— begin —

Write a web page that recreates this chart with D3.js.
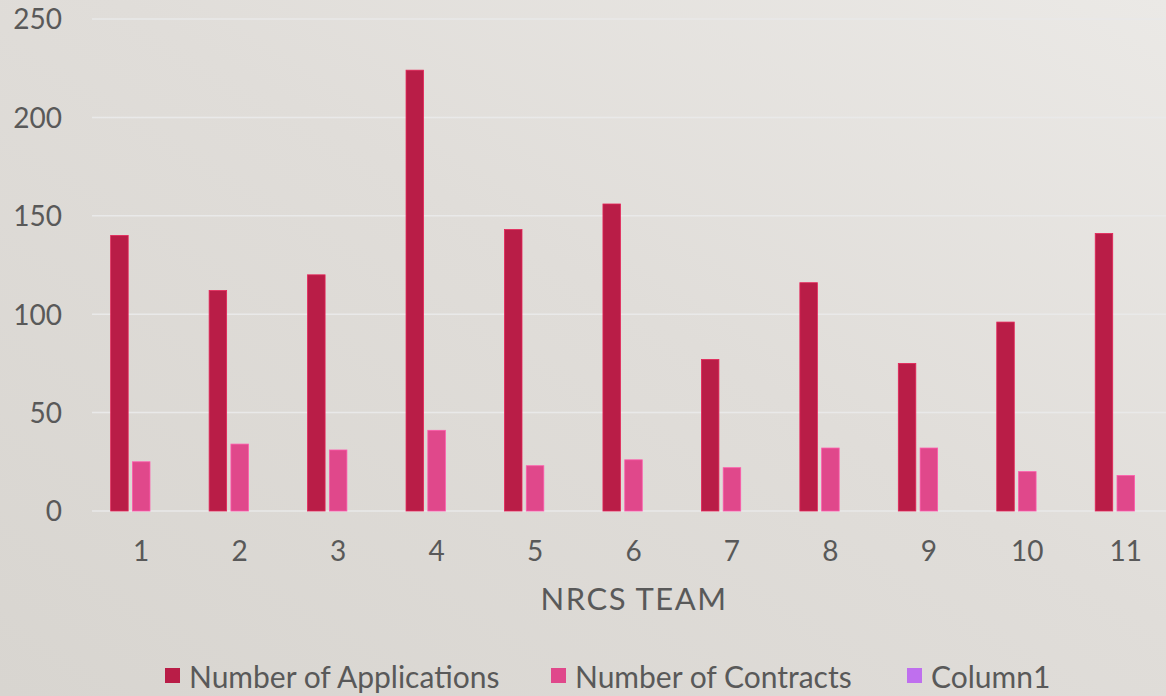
<!DOCTYPE html>
<html><head><meta charset="utf-8">
<script src="https://cdn.jsdelivr.net/npm/d3@7"></script>
<style>
html,body{margin:0;padding:0;overflow:hidden;}
svg{display:block;font-family:Lato, "Open Sans", sans-serif;}
</style></head>
<body>
<svg id="c" width="1166" height="696"></svg>
<script>
const categories = ["1","2","3","4","5","6","7","8","9","10","11"];
const seriesNames = ["Number of Applications","Number of Contracts","Column1"];
const applications = [140,112,120,224,143,156,77,116,75,96,141];
const contracts = [25,34,31,41,23,26,22,32,32,20,18];
const column1 = [0,0,0,0,0,0,0,0,0,0,0];
const yTicks = [0,50,100,150,200,250];
const colors = ["#B91D47","#E0488B","#BF6FEE"];

(function(){
const W = 1166, H = 696;
const svg = d3.select("#c");
const defs = svg.append("defs");
const g1 = defs.append("linearGradient").attr("id","bg").attr("x1","0").attr("y1","1").attr("x2","1").attr("y2","0");
g1.append("stop").attr("offset","0").attr("stop-color","#d8d5d0");
g1.append("stop").attr("offset","0.55").attr("stop-color","#e0ddd9");
g1.append("stop").attr("offset","1").attr("stop-color","#ebe9e6");
svg.append("rect").attr("width",W).attr("height",H).attr("fill","url(#bg)");

const pl = 92, pr = 1175, pt = 19, pb = 511;
const x = d3.scaleBand().domain(categories).range([pl,pr]).paddingInner(0).paddingOuter(0);
const y = d3.scaleLinear().domain([0,250]).range([pb,pt]);
const barW = 17.5, step = 21.8;
const seriesData = [applications, contracts, column1];

// grid
svg.append("g").selectAll("line").data(yTicks).join("line")
  .attr("x1",pl).attr("x2",W).attr("y1",d=>y(d)).attr("y2",d=>y(d))
  .attr("stroke","#e9e9e9").attr("stroke-width",1.5);

// y axis labels
const yAxis = d3.axisLeft(y).tickValues(yTicks).tickSize(0).tickPadding(0);
const ya = svg.append("g").attr("transform",`translate(62,0)`).call(yAxis);
ya.select(".domain").remove();
ya.selectAll("text").attr("font-size",28).attr("fill","#595959").attr("font-family","Lato").attr("dy","0.35em");

// bars
seriesData.forEach((vals,si)=>{
  svg.append("g").selectAll("rect").data(vals).join("rect")
    .attr("x",(d,i)=>x(categories[i]) + x.bandwidth()/2 + (si-1)*step - barW/2)
    .attr("y",d=>y(d))
    .attr("width",barW)
    .attr("height",d=>pb-y(d))
    .attr("fill",colors[si])
    .attr("stroke", d3.color(colors[si]).brighter(0.6))
    .attr("stroke-width", 0.8);
});

// x axis labels
const xAxis = d3.axisBottom(x).tickSize(0).tickPadding(0);
const xa = svg.append("g").attr("transform",`translate(0,${pb+40})`).call(xAxis);
xa.select(".domain").remove();
xa.selectAll("text").attr("font-size",28).attr("fill","#595959").attr("font-family","Lato").attr("dy","0.35em");

svg.append("text").attr("x",634).attr("y",610).attr("text-anchor","middle")
  .attr("font-size",31).attr("letter-spacing",1.5).attr("fill","#595959").text("NRCS TEAM");

// legend
const legendX = [165, 551, 907];
const lg = svg.append("g");
seriesNames.forEach((n,i)=>{
  lg.append("rect").attr("x",legendX[i]).attr("y",668).attr("width",15).attr("height",15).attr("fill",colors[i]);
  lg.append("text").attr("x",legendX[i]+24).attr("y",688).attr("font-size",30).attr("fill","#595959").text(n);
});
})();
</script>
</body></html>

— end —

→ GIVEN REQUEST: Repeat the listing in full and exactly. Do not include any images.

→ RESULT:
Write a web page that recreates this chart with D3.js.
<!DOCTYPE html>
<html><head><meta charset="utf-8">
<script src="https://cdn.jsdelivr.net/npm/d3@7"></script>
<style>
html,body{margin:0;padding:0;overflow:hidden;}
svg{display:block;font-family:Lato, "Open Sans", sans-serif;}
</style></head>
<body>
<svg id="c" width="1166" height="696"></svg>
<script>
const categories = ["1","2","3","4","5","6","7","8","9","10","11"];
const seriesNames = ["Number of Applications","Number of Contracts","Column1"];
const applications = [140,112,120,224,143,156,77,116,75,96,141];
const contracts = [25,34,31,41,23,26,22,32,32,20,18];
const column1 = [0,0,0,0,0,0,0,0,0,0,0];
const yTicks = [0,50,100,150,200,250];
const colors = ["#B91D47","#E0488B","#BF6FEE"];

(function(){
const W = 1166, H = 696;
const svg = d3.select("#c");
const defs = svg.append("defs");
const g1 = defs.append("linearGradient").attr("id","bg").attr("x1","0").attr("y1","1").attr("x2","1").attr("y2","0");
g1.append("stop").attr("offset","0").attr("stop-color","#d8d5d0");
g1.append("stop").attr("offset","0.55").attr("stop-color","#e0ddd9");
g1.append("stop").attr("offset","1").attr("stop-color","#ebe9e6");
svg.append("rect").attr("width",W).attr("height",H).attr("fill","url(#bg)");

const pl = 92, pr = 1175, pt = 19, pb = 511;
const x = d3.scaleBand().domain(categories).range([pl,pr]).paddingInner(0).paddingOuter(0);
const y = d3.scaleLinear().domain([0,250]).range([pb,pt]);
const barW = 17.5, step = 21.8;
const seriesData = [applications, contracts, column1];

// grid
svg.append("g").selectAll("line").data(yTicks).join("line")
  .attr("x1",pl).attr("x2",W).attr("y1",d=>y(d)).attr("y2",d=>y(d))
  .attr("stroke","#e9e9e9").attr("stroke-width",1.5);

// y axis labels
const yAxis = d3.axisLeft(y).tickValues(yTicks).tickSize(0).tickPadding(0);
const ya = svg.append("g").attr("transform",`translate(62,0)`).call(yAxis);
ya.select(".domain").remove();
ya.selectAll("text").attr("font-size",28).attr("fill","#595959").attr("font-family","Lato").attr("dy","0.35em");

// bars
seriesData.forEach((vals,si)=>{
  svg.append("g").selectAll("rect").data(vals).join("rect")
    .attr("x",(d,i)=>x(categories[i]) + x.bandwidth()/2 + (si-1)*step - barW/2)
    .attr("y",d=>y(d))
    .attr("width",barW)
    .attr("height",d=>pb-y(d))
    .attr("fill",colors[si])
    .attr("stroke", d3.color(colors[si]).brighter(0.6))
    .attr("stroke-width", 0.8);
});

// x axis labels
const xAxis = d3.axisBottom(x).tickSize(0).tickPadding(0);
const xa = svg.append("g").attr("transform",`translate(0,${pb+40})`).call(xAxis);
xa.select(".domain").remove();
xa.selectAll("text").attr("font-size",28).attr("fill","#595959").attr("font-family","Lato").attr("dy","0.35em");

svg.append("text").attr("x",634).attr("y",610).attr("text-anchor","middle")
  .attr("font-size",31).attr("letter-spacing",1.5).attr("fill","#595959").text("NRCS TEAM");

// legend
const legendX = [165, 551, 907];
const lg = svg.append("g");
seriesNames.forEach((n,i)=>{
  lg.append("rect").attr("x",legendX[i]).attr("y",668).attr("width",15).attr("height",15).attr("fill",colors[i]);
  lg.append("text").attr("x",legendX[i]+24).attr("y",688).attr("font-size",30).attr("fill","#595959").text(n);
});
})();
</script>
</body></html>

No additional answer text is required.